According to the of Population, there were 8,200 people in Petersham.
- 67.2% of people were born in Australia. The most common countries of birth were England 4.5%, New Zealand 2.0%, Portugal 1.8%, China 1.3% and Italy 1.2%.
- 75.1% of people only spoke English at home. Other languages spoken at home included Portuguese 2.6%, Greek 2.0%, Italian 1.8%, Spanish 1.7% and Mandarin 1.6%.
- The most common responses for religion were No Religion 54.4%, Catholic 19.0%, Not stated 6.5%, Anglican 5.3% and Eastern Orthodox 3.6%.

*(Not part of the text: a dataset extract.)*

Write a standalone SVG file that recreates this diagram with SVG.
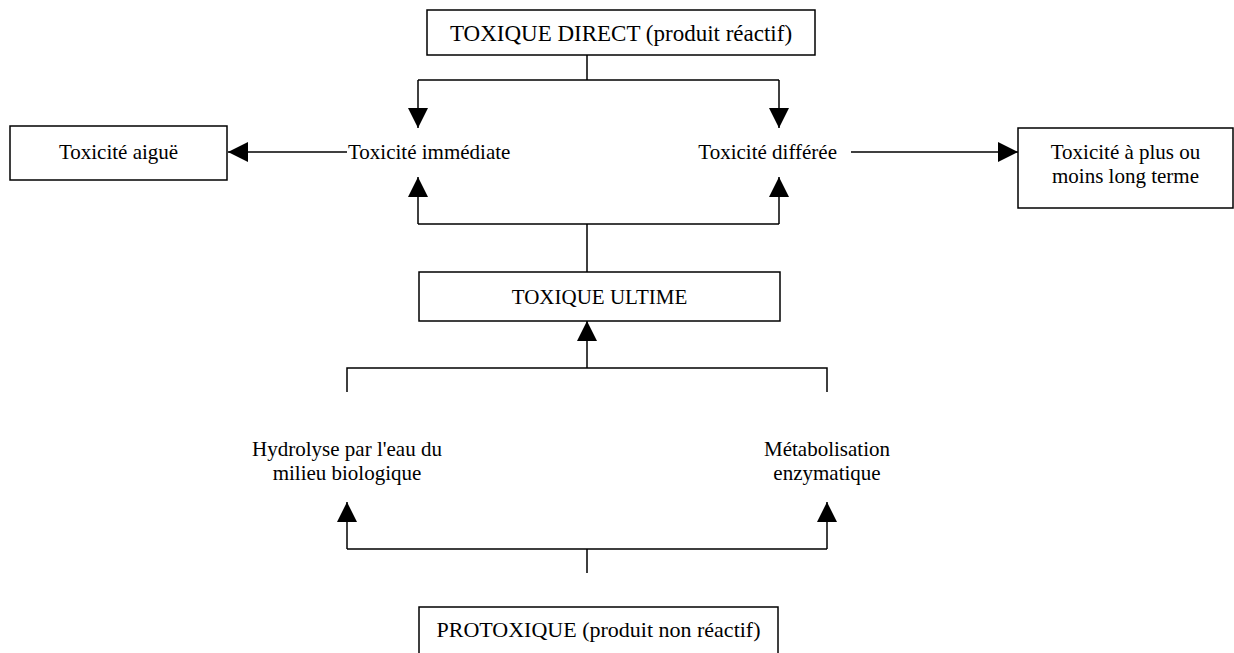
<svg xmlns="http://www.w3.org/2000/svg" width="1234" height="653" viewBox="0 0 1234 653">
<defs>
<style>
.box{fill:#fff;stroke:#000;stroke-width:1.5}
.t{font-family:"Liberation Serif","Times New Roman",serif;font-size:21px;fill:#000}
.m{text-anchor:middle}
.c{fill:none;stroke:#000;stroke-width:1.5}
</style>
<marker id="ah" markerUnits="userSpaceOnUse" markerWidth="20" markerHeight="20" refX="20" refY="10" orient="auto">
<path d="M0,0 L20,10 L0,20 z" fill="#000"/>
</marker>
</defs>
<rect width="1234" height="653" fill="#fff"/>
<g id="connectors">
<path class="c" d="M587,55 V80 M418,80 H779"/>
<path class="c" d="M418,80 V128" marker-end="url(#ah)"/>
<path class="c" d="M779,80 V128" marker-end="url(#ah)"/>
<path class="c" d="M347,152 H228" marker-end="url(#ah)"/>
<path class="c" d="M851,152 H1018" marker-end="url(#ah)"/>
<path class="c" d="M587,272 V224 M418,224 H779"/>
<path class="c" d="M418,224 V177" marker-end="url(#ah)"/>
<path class="c" d="M779,224 V177" marker-end="url(#ah)"/>
<path class="c" d="M587,368 V321" marker-end="url(#ah)"/>
<path class="c" d="M347,392 V368 H827 V392"/>
<path class="c" d="M587,573 V549 M347,549 H827"/>
<path class="c" d="M347,549 V502" marker-end="url(#ah)"/>
<path class="c" d="M827,549 V502" marker-end="url(#ah)"/>
</g>
<g id="toxique-direct">
<rect class="box" x="427" y="10" width="388" height="45"/>
<text class="t m" x="621" y="41" style="font-size:23px">TOXIQUE DIRECT (produit réactif)</text>
</g>
<g id="toxicite-aigue">
<rect class="box" x="10" y="126" width="217" height="54"/>
<text class="t m" x="118.5" y="159">Toxicité aiguë</text>
</g>
<g id="toxicite-immediate">
<text class="t" x="348" y="159">Toxicité immédiate</text>
</g>
<g id="toxicite-differee">
<text class="t" x="837" y="159" text-anchor="end">Toxicité différée</text>
</g>
<g id="toxicite-long-terme">
<rect class="box" x="1018" y="128" width="215" height="80"/>
<text class="t m" x="1125.5" y="159">Toxicité à plus ou</text>
<text class="t m" x="1125.5" y="183">moins long terme</text>
</g>
<g id="toxique-ultime">
<rect class="box" x="419" y="272" width="361" height="49"/>
<text class="t m" x="599.5" y="304">TOXIQUE ULTIME</text>
</g>
<g id="hydrolyse">
<text class="t m" x="347" y="456">Hydrolyse par l'eau du</text>
<text class="t m" x="347" y="480">milieu biologique</text>
</g>
<g id="metabolisation">
<text class="t m" x="827" y="456">Métabolisation</text>
<text class="t m" x="827" y="480">enzymatique</text>
</g>
<g id="protoxique">
<rect class="box" x="419" y="607" width="359" height="48"/>
<text class="t m" x="598.5" y="637" style="font-size:22px">PROTOXIQUE (produit non réactif)</text>
</g>
</svg>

Several families with children attending nearby private schools (such as MLC, Presbyterian Ladies' College and Trinity Grammar School) live in Petersham.

==Notable residents==
- Milly Alcock, actress and star of Supergirl
- Keith Chisholm MC DFM (1918–1991) was born in Petersham
- Percy Hordern (1864–1926) Alderman and Mayor of Petersham Council and a member of the New South Wales Legislative Council
- Alick Kay, member of the New South Wales Legislative Assembly
- Robert Wardell, barrister and co-founder and inaugural editor of colonial-era newspaper The Australian alongside Wentworth
- William Wentworth, statesman, lived in Petersham in the 1820s

==Culture==
Local events include the annual Audley Street festival (Bairro Português), which is a celebration of the suburb's Portuguese ties. Petersham is also home to the Petersham Bowling Club and Petersham RSL Club.